Rows from a dataset of charts and code
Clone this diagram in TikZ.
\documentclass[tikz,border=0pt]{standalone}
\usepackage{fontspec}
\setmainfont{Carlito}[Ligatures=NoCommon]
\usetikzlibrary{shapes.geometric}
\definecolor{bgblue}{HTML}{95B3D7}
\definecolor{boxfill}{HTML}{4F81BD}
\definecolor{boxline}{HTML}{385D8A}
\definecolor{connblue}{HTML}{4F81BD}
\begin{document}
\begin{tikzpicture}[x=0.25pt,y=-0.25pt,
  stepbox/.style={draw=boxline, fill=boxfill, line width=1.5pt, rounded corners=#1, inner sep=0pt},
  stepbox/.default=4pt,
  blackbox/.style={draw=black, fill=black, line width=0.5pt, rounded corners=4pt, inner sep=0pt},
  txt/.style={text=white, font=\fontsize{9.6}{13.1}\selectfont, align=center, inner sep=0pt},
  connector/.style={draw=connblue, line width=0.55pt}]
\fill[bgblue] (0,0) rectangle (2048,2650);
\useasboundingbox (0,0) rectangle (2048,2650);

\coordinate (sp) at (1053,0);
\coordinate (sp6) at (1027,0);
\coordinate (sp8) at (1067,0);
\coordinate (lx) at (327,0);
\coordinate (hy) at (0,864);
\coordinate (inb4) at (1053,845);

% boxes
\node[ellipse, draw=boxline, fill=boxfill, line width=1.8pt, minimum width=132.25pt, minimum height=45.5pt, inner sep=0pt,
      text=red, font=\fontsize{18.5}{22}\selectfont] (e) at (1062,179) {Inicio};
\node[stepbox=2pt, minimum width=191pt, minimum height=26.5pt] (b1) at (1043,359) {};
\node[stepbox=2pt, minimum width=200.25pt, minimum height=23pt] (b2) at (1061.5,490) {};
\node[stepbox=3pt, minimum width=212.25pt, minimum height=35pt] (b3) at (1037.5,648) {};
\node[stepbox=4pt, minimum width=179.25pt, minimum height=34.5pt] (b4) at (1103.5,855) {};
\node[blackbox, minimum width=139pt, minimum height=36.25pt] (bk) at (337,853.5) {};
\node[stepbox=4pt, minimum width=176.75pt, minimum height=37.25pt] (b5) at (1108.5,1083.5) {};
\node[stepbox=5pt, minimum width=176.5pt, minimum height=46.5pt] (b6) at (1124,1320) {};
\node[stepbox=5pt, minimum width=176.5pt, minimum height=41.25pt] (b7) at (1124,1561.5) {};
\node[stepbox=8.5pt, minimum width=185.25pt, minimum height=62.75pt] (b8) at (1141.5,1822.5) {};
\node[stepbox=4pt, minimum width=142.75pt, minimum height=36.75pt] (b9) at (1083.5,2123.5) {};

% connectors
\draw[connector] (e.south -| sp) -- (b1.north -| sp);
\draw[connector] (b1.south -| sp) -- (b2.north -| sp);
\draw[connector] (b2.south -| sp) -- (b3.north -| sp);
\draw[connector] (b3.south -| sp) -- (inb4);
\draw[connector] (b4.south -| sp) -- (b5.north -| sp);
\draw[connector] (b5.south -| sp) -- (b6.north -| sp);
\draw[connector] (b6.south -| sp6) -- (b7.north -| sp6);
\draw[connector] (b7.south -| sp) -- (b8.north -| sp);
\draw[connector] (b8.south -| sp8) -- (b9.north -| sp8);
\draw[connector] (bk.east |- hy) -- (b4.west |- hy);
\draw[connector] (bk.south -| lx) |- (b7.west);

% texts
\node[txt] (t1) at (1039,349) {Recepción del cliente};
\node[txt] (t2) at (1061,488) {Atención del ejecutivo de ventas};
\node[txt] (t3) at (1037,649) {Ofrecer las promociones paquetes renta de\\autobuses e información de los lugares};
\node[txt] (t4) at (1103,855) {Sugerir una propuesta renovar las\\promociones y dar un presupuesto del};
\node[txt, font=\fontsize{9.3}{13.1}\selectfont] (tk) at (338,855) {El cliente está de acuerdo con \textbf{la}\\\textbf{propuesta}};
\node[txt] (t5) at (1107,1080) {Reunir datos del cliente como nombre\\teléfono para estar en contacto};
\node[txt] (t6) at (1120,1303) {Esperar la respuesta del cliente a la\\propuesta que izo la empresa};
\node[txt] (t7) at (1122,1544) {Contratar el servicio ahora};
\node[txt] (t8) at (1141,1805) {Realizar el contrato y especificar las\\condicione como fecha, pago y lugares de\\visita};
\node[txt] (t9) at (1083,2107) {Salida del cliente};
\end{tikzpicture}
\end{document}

---

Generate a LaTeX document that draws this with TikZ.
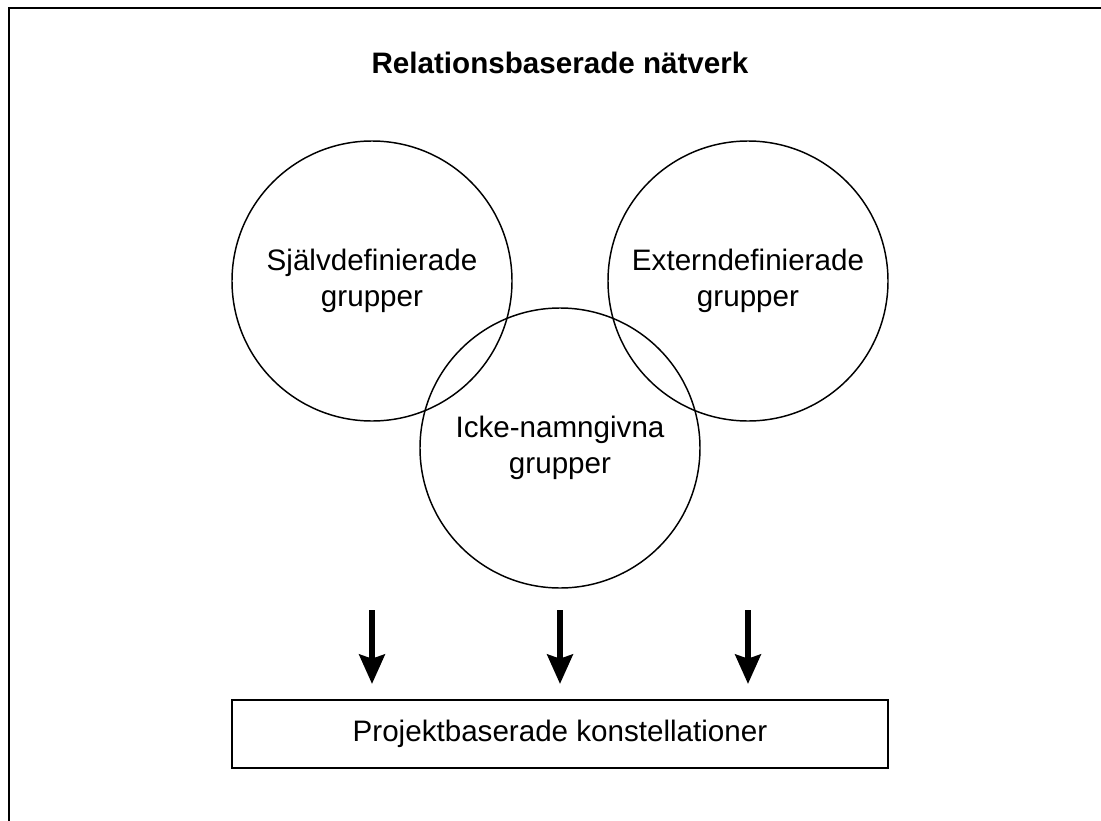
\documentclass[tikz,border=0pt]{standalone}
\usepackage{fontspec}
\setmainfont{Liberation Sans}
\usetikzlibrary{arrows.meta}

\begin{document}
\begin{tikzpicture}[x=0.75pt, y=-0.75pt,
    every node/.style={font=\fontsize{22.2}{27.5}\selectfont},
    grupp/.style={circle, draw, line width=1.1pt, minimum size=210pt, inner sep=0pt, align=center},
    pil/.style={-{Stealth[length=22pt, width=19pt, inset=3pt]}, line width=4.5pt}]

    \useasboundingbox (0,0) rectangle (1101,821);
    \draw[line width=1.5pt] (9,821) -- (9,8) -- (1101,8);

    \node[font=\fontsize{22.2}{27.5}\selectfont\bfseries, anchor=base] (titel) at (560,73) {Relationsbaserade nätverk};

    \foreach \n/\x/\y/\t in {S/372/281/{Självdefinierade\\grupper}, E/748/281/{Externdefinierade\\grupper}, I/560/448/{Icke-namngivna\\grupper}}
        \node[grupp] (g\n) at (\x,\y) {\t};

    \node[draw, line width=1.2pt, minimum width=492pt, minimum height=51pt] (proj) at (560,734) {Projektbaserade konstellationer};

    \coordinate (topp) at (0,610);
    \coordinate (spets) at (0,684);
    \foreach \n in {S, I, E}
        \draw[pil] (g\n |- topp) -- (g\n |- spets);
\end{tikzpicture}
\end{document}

INSTRUCTIONS TO FOLLOW
Among the records above, how many lines carry the string "this"? Reply with the number alone.

ANSWER TO THE EXERCISE
2